I was savoring a cup of Tanzanian Peaberry coffee by the koi pond early this non-walking morning. Images of a chance meeting the other day, a serendipitous meeting, with a past student I’ll call Bob in Lowes kept dancing across my mind. I was struggling to recover, retain, and savor every word of our brief conversation. To say it was an unexpected jolt would be an understatement.
I had run in to pick up some insecticide I had ordered online to protect my amaryillis. As I was piling the two bags in the cart, I heard a “Dr. Schmier” coming from off to the side. I turned. It was Bob. I hadn’t seen him in a couple of decades. I had thought of him now and then over the years. wondering what had become of him after he dropped out of school. Maybe it was because he had been afflicted with the same ADHD as my son, Robby; maybe it was because I often sadly bemoaned that he became a “one that got away.” At least, so I thought. How wrong I just discovered I was. “….I’m still around because you refused to focus on the obnoxious pain in the ass I was because of my severe ADHD,” he said. “You got past the defenses I had thrown up….You wouldn’t let me belittle myself as I always did. Instead….you tried to help me find hope in myself and because, if I can say it, you loved me when no one else, including me, did.…I know you thought you had failed when I dropped out…..this is my surprise chance to tell you that you didn’t….You finally did it….I alway felt I let you down, but I recently admitted that I had been really letting myself down….All these years I’ve been ignoring you, but something wouldn’t let me stop hearing you.…’It’s never too late to start dreaming and always too early to stop dreaming’ and ‘Become master of your own story’ drummed in my ears over and over and over again….I stopped being angry….Now, I’m finally listening….got myself on meds….I’m breaking the circle of sabotaging myself.…I’m believing….I’m loving myself, finally….I’m going back to school.…Thank you”
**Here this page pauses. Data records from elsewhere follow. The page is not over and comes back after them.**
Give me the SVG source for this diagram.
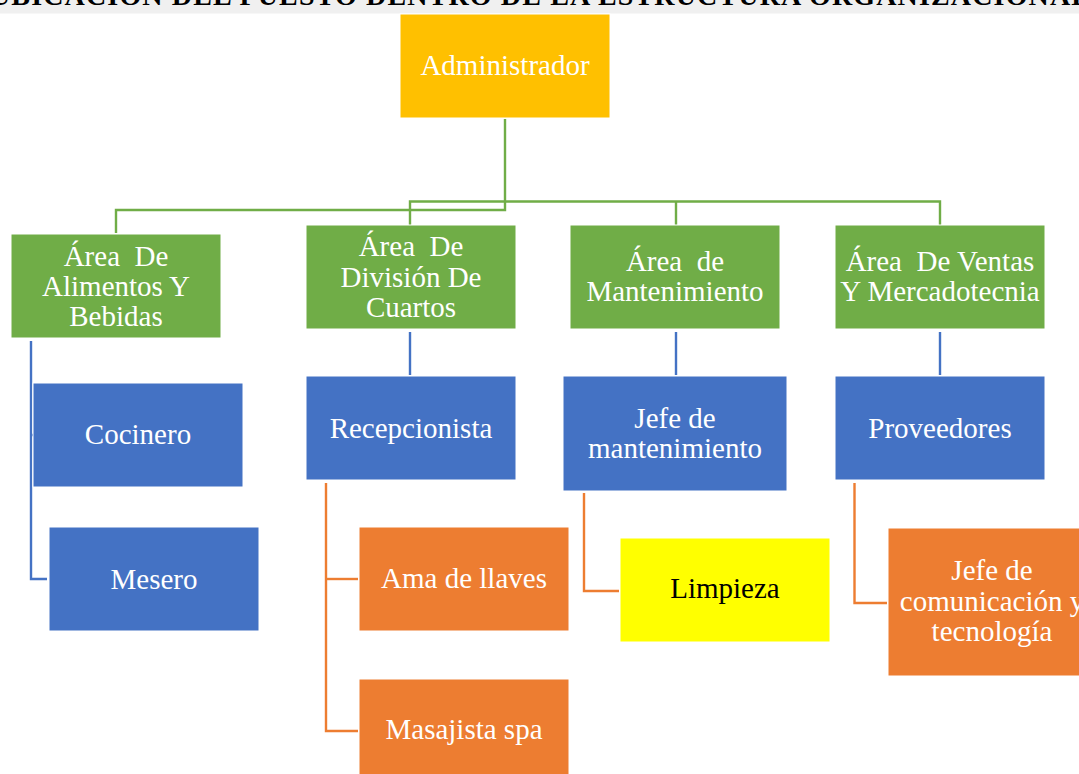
<svg xmlns="http://www.w3.org/2000/svg" width="1079" height="774" viewBox="0 0 1079 774">
  <style>
    .box { stroke: #ffffff; stroke-width: 1; }
    .gold { fill: #FFC000; }
    .green { fill: #70AD47; }
    .blue { fill: #4472C4; }
    .orange { fill: #ED7D31; }
    .yellow { fill: #FFFF00; }
    .lbl { font-family: "Liberation Serif", "Times New Roman", serif; font-size: 29px; fill: #ffffff; text-anchor: middle; }
    .dark { fill: #000000; }
    .title { font-family: "Liberation Serif", "Times New Roman", serif; font-size: 28px; font-weight: bold; fill: #000000; }
    .c { fill: none; stroke-width: 2.4; }
    .cg { stroke: #70AD47; }
    .cb { stroke: #4472C4; }
    .co { stroke: #ED7D31; }
  </style>

  <rect width="1079" height="774" fill="#ffffff"/>

  <!-- heading strip, running past the top edge -->
  <g id="heading">
    <rect x="0" y="0" width="1079" height="13.5" fill="#F0F0F0"/>
    <text class="title" x="-10" y="5" textLength="1100" lengthAdjust="spacing">UBICACIÓN DEL PUESTO DENTRO DE LA ESTRUCTURA ORGANIZACIONAL</text>
  </g>

  <!-- connectors -->
  <g id="connectors">
    <path class="c cg" d="M505 119 V210 H116 V233"/>
    <path class="c cg" d="M410 225 V201.5 H940 V225"/>
    <path class="c cg" d="M676 201.5 V225"/>

    <path class="c cb" d="M31 341 V579 H47"/>
    <path class="c cb" d="M31 435 H33"/>
    <path class="c cb" d="M410 332 V375"/>
    <path class="c cb" d="M676 332 V375"/>
    <path class="c cb" d="M940 332 V375"/>

    <path class="c co" d="M326 483 V731 H358"/>
    <path class="c co" d="M326 579 H358"/>
    <path class="c co" d="M584 493 V591 H619"/>
    <path class="c co" d="M854.5 483 V603 H887"/>
  </g>

  <!-- top -->
  <g id="administrador">
    <rect class="box gold" x="400" y="14" width="210" height="104"/>
    <text class="lbl" x="505" y="75">Administrador</text>
  </g>

  <!-- areas -->
  <g id="area-alimentos">
    <rect class="box green" x="11" y="234" width="210" height="104"/>
    <text class="lbl" x="116" y="266" xml:space="preserve">Área  De</text>
    <text class="lbl" x="116" y="296">Alimentos Y</text>
    <text class="lbl" x="116" y="326">Bebidas</text>
  </g>
  <g id="area-cuartos">
    <rect class="box green" x="306" y="225" width="210" height="104"/>
    <text class="lbl" x="411" y="256" xml:space="preserve">Área  De</text>
    <text class="lbl" x="411" y="287">División De</text>
    <text class="lbl" x="411" y="317">Cuartos</text>
  </g>
  <g id="area-mantenimiento">
    <rect class="box green" x="570" y="225" width="210" height="104"/>
    <text class="lbl" x="675" y="271" xml:space="preserve">Área  de</text>
    <text class="lbl" x="675" y="301">Mantenimiento</text>
  </g>
  <g id="area-ventas">
    <rect class="box green" x="835" y="225" width="210" height="104"/>
    <text class="lbl" x="940" y="271" xml:space="preserve">Área  De Ventas</text>
    <text class="lbl" x="940" y="301">Y Mercadotecnia</text>
  </g>

  <!-- second level -->
  <g id="cocinero">
    <rect class="box blue" x="33" y="383" width="210" height="104"/>
    <text class="lbl" x="138" y="444">Cocinero</text>
  </g>
  <g id="mesero">
    <rect class="box blue" x="49" y="527" width="210" height="104"/>
    <text class="lbl" x="154" y="589">Mesero</text>
  </g>
  <g id="recepcionista">
    <rect class="box blue" x="306" y="376" width="210" height="104"/>
    <text class="lbl" x="411" y="438">Recepcionista</text>
  </g>
  <g id="jefe-mantenimiento">
    <rect class="box blue" x="563" y="376" width="224" height="115"/>
    <text class="lbl" x="675" y="428">Jefe de</text>
    <text class="lbl" x="675" y="458">mantenimiento</text>
  </g>
  <g id="proveedores">
    <rect class="box blue" x="835" y="376" width="210" height="104"/>
    <text class="lbl" x="940" y="438">Proveedores</text>
  </g>

  <!-- third level -->
  <g id="ama-de-llaves">
    <rect class="box orange" x="359" y="527" width="210" height="104"/>
    <text class="lbl" x="464" y="588">Ama de llaves</text>
  </g>
  <g id="masajista-spa">
    <rect class="box orange" x="359" y="679" width="210" height="104"/>
    <text class="lbl" x="464" y="739">Masajista spa</text>
  </g>
  <g id="limpieza">
    <rect class="box yellow" x="620" y="538" width="210" height="104"/>
    <text class="lbl dark" x="725" y="598">Limpieza</text>
  </g>
  <g id="jefe-comunicacion">
    <rect class="box orange" x="888" y="528" width="210" height="148"/>
    <text class="lbl" x="992" y="580">Jefe de</text>
    <text class="lbl" x="992" y="611">comunicación y</text>
    <text class="lbl" x="992" y="641">tecnología</text>
  </g>
</svg>
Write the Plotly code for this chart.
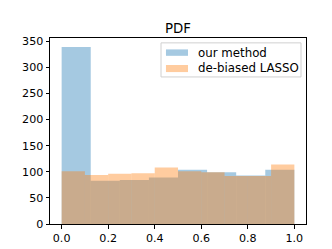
import plotly.graph_objects as go

blue_edges = [0.0, 0.125, 0.25, 0.375, 0.5, 0.625, 0.75, 0.875, 1.0]
blue_counts = [339, 83, 84, 89, 104, 99, 93, 104]
orange_edges = [0.0, 0.1, 0.2, 0.3, 0.4, 0.5, 0.6, 0.7, 0.8, 0.9, 1.0]
orange_counts = [101, 94, 96, 97, 108, 101, 99, 92, 92, 114]
series_names = ["our method", "de-biased LASSO"]
x_ticks = [0.0, 0.2, 0.4, 0.6, 0.8, 1.0]
y_ticks = [0, 50, 100, 150, 200, 250, 300, 350]

BLUE = "rgba(31,119,180,0.4)"
ORANGE = "rgba(255,127,14,0.4)"
FS = 11.1
LFS = 11.8


def centers_widths(edges):
    c = [(a + b) / 2 for a, b in zip(edges[:-1], edges[1:])]
    w = [b - a for a, b in zip(edges[:-1], edges[1:])]
    return c, w


bc, bw = centers_widths(blue_edges)
oc, ow = centers_widths(orange_edges)

fig = go.Figure()
fig.add_trace(go.Bar(x=bc, y=blue_counts, width=bw, name=series_names[0],
                     marker=dict(color=BLUE, line=dict(width=0))))
fig.add_trace(go.Bar(x=oc, y=orange_counts, width=ow, name=series_names[1],
                     marker=dict(color=ORANGE, line=dict(width=0))))

axis_common = dict(showgrid=False, zeroline=False, showline=True, linecolor="black",
                   linewidth=1, mirror=True, ticks="outside", ticklen=3.5, tickwidth=1,
                   tickcolor="black", tickfont=dict(family="DejaVu Sans", size=FS, color="black"))

# manual matplotlib-style legend (paper coords of plot area)
shapes = [
    dict(type="rect", xref="paper", yref="paper", x0=0.4336, x1=0.9805, y0=0.7906, y1=0.9738,
         fillcolor="rgba(255,255,255,0.8)", line=dict(color="#d0d0d0", width=1), layer="above"),
    dict(type="rect", xref="paper", yref="paper", x0=0.453, x1=0.539, y0=0.9042, y1=0.9387,
         fillcolor=BLUE, line=dict(width=0), layer="above"),
    dict(type="rect", xref="paper", yref="paper", x0=0.453, x1=0.539, y0=0.8168, y1=0.855,
         fillcolor=ORANGE, line=dict(width=0), layer="above"),
]
annotations = [
    dict(text=series_names[0], xref="paper", yref="paper", x=0.578, y=0.9215, xanchor="left",
         yanchor="middle", showarrow=False, xshift=-2,
         font=dict(family="DejaVu Sans", size=LFS, color="black")),
    dict(text=series_names[1], xref="paper", yref="paper", x=0.578, y=0.8377, xanchor="left",
         yanchor="middle", showarrow=False, xshift=-2,
         font=dict(family="DejaVu Sans", size=LFS, color="black")),
]

fig.update_layout(
    width=332, height=249,
    margin=dict(l=42, r=34, t=30, b=28),
    barmode="overlay",
    plot_bgcolor="white", paper_bgcolor="white",
    title=dict(text="PDF", x=0.5, xref="paper", xanchor="center", y=1 - 20 / 249, yanchor="middle",
               font=dict(family="DejaVu Sans", size=13.3, color="black")),
    xaxis=dict(range=[-0.05, 1.05], tickvals=x_ticks, ticktext=[f"{v:.1f}" for v in x_ticks], **axis_common),
    yaxis=dict(range=[0, 356], tickvals=y_ticks, **axis_common),
    shapes=shapes,
    annotations=annotations,
    showlegend=False,
)

fig.write_html("out.html")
I smiled as my eyes teared up. All I said as I came around the counter with outstretched arms was, “Come here.” I gave him a big hug as I whispered in his ear, “No, thank you!” And, I rushed off to tell Susie, who was waiting in the car, of this “you don’t ask” moment.
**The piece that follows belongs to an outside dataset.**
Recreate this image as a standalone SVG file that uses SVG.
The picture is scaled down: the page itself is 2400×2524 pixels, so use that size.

There was a freshness of Spring in the air. We’re between cleansing storms. The pelting rains have started washing away the gilting pollen—at least until the next pollen storm. It was dawn, as always a hope-full dawn, a chance to begin again dawn. Silently watching the eastern skies gray, accompanied by the songs of the waterfall and the chorus of birds, is a declaration of certainty that the “this too shall pass” story never ends, that things do change. Feeling the hopefulness of the dawn, then, is a nonverbal de-hectic action, a calm savoring, a cherishing of awareness and attentiveness, a silent reflection. It’s a non-reactive stillness, a spacious looking around, an energizing pause, an offering of a way to live a nourishing life. It is as if each appearing leaf, each melodic koi, each fern fond, each pine needle, each person is an illuminating and revealing verse of Scripture. There is majesty all around and you begin to notice it, sound by sound, sight by sight, feel by feel, smell by smell that almost creates a Rumi-esque temptation to genuflect, kneel, and kiss the ground in gratitude. That makes the koi pond, for me, as it did the classroom, a holy place where I can celebrate and experience what I value most deeply, and take it out into both the academic world and the world at large. The dawn, as every dawn, is a love letter filled with beautiful images. In it, as the day awakens with its depth, profundity, and beauty, I am slowly enveloped with a dawning sense of wonder, of possibility, of opportunity, and of responsibility to live dynamically as a human being, as a human becoming, and as a human belonging.